Historical Door Number Four: As recently as the year 2000, the last explanation for the naming of Bloody Point started getting “legs”. It was rumored that slave boat captains, who found that certain members of their slave “cargo” who were too sick to do the hard labor expected of them or who were, God forbid, rebellious, threw them overboard to their death in the Chesapeake Bay waters right next to the point now called “Bloody”. There are even some names for the offending slave ships. The French ship Rodeur in 1819 and the British ship Zong in 1781 are both documented to have thrown men and women intended for slavery overboard to their watery, bloody deaths in the Bay waters. This heinous treatment of human beings by these slave trading boats was portrayed in Spielberg’s Amistad and in Alex Haley’s Roots. The Zong travesty is included in Susanne Everett’s History of Slavery (1991). She writes that in September 1781 near the African Coast, Luke Collingwood, the ship captain, decided over the course of three days during the transatlantic crossing to get rid of 132 sick people he had taken from Africa to sell to slave owners. In Everett’s words, this callous captain had decided “to save the owners of his ship any unnecessary loss by throwing his whole cargo of sick wretches into the sea.” And he did just that. Adding a huge insult to a major act of mass homicide, the ship owners tried to get insurance as compensation for their “lost property.” But in the first ruling of its kind, an appellate decision reversed the initial decision awarding an insurance payment to the ship owners, based on the finding that “slaves were human and not just merchandise.” Is this most recent explanation for the name Bloody Point the most believable, the truest to the history of our nation?
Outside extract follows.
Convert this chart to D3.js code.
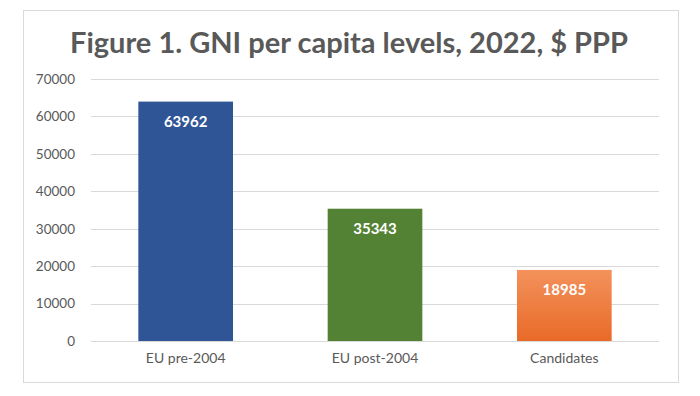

You be the judge.

So there it is – battling land barons, cretinous massacring colonists, a murderous pirate, or treacherous slave traders (are there any other kind?). Make your pick known in a blog comment or by email directly to me. They are all plausible in my mind, particularly the mass killings of Native Americans and of persons being sold into slavery. Unfortunately, our American history is overburdened with accounts of the mistreatment, abuse and murder of members of both groups. And that’s the Bloody Point.